En 1991, la Somalie, déjà ravagée par des années de conflit intérieur dans le nord-ouest, est embrasée par une nouvelle flambée de violence extrême. Les combats opposant les forces gouvernementales à plusieurs mouvements d’opposition alliés, qui ont gagné la capitale en décembre 1990, aboutissent en janvier au renversement du président Siad Barre, sans pour autant que cessent les affrontements entre factions rivales dans le centre et le sud du pays. Le manque de discipline des combattants et l’absence totale de respect des règles de la guerre les plus élémentaires pèsent lourdement sur la population civile : les morts se comptent par dizaines de milliers, tandis que des centaines de milliers de personnes sont déplacées ou deviennent des réfugiés. La mission du CICR dans le pays est rendue extrêmement délicate par l’instabilité et la violence chroniques, et l’organisation se voit contrainte à plusieurs reprises de retirer ses équipes pour assurer leur sécurité. Au début du mois de janvier, tandis que les combats font rage à Mogadiscio, le personnel expatrié et les employés locaux sont évacués vers Djibouti. Ce n’est qu’à la fin du mois de février qu’ils pourront regagner la capitale.
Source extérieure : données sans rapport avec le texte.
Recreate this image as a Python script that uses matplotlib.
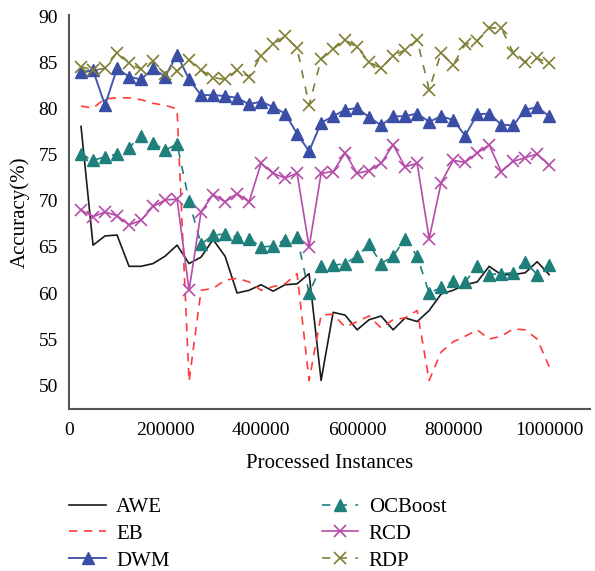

Les combats interrompent totalement les services postaux et téléphoniques. Le CICR met alors sur pied un réseau pour permettre l’échange de messages entre les membres des familles séparées et pour retrouver les disparus. Dix bureaux sont ouverts sur le territoire somalien, plus un autre à Djibouti et deux dans des camps de réfugiés somaliens au Kenya. Le service couvre de nombreux autres pays accueillant des communautés somaliennes importantes, dont l’Arabie saoudite, le Canada, l’Italie, les pays scandinaves et le Royaume-Uni. Plus de 22 500 messages sont ainsi transmis en 1991, contre 1400 en 1990.
Malgré les difficultés considérables auxquelles il fait face, tout spécialement à Mogadiscio, le CICR continue à apporter son aide aux victimes civiles du conflit. À partir du mois de février, il organise des envois de secours réguliers entre les ports de Djibouti et de Mombasa (Kenya) et la côte somalienne. Au total, plus de 22 400 tonnes de vivres et d’autres formes d’assistance sont distribuées en Somalie en 1991. Au fur et à mesure de la détérioration de la situation, l’organisation des opérations de secours devient de plus en plus ardue. À certaines périodes, les navires ne peuvent pas approcher des côtes ; des semaines entières passent sans que les vivres ne puissent être déchargés ; les entrepôts sont constamment pillés, les véhicules sont volés, et divers problèmes surgissent après la distribution de l’aide. Dans ces circonstances, le CICR décide d’associer les autorités traditionnelles, autrement dit les chefs de clan, au processus de distribution. C’est alors qu’il participe à une discussion à ce sujet que Wim est attaqué.
Tout au long de l’année, des combats font rage dans l’une ou l’autre des régions du pays. Les hôpitaux de Mogadiscio, Berbera et Kismayo sont submergés par un afflux de blessés de guerre. À Mogadiscio, la capacité de l’hôpital Martini (qui est aussi le siège de la délégation du CICR) est portée de 100 à 200, puis à 300 lits. Après les combats féroces de novembre, qui divisent la capitale en secteurs nord et sud et qui font des dizaines de milliers de blessés, deux équipes chirurgicales détachées par les Sociétés de la Croix-Rouge de Finlande et des Pays-Bas travaillent de part et d’autre de la ligne de front. Elles doivent toutefois être retirées en décembre à cause des conditions de plus en plus dangereuses. En 1991, le CICR est la seule organisation humanitaire disposant d’équipes dans toutes les régions de la Somalie.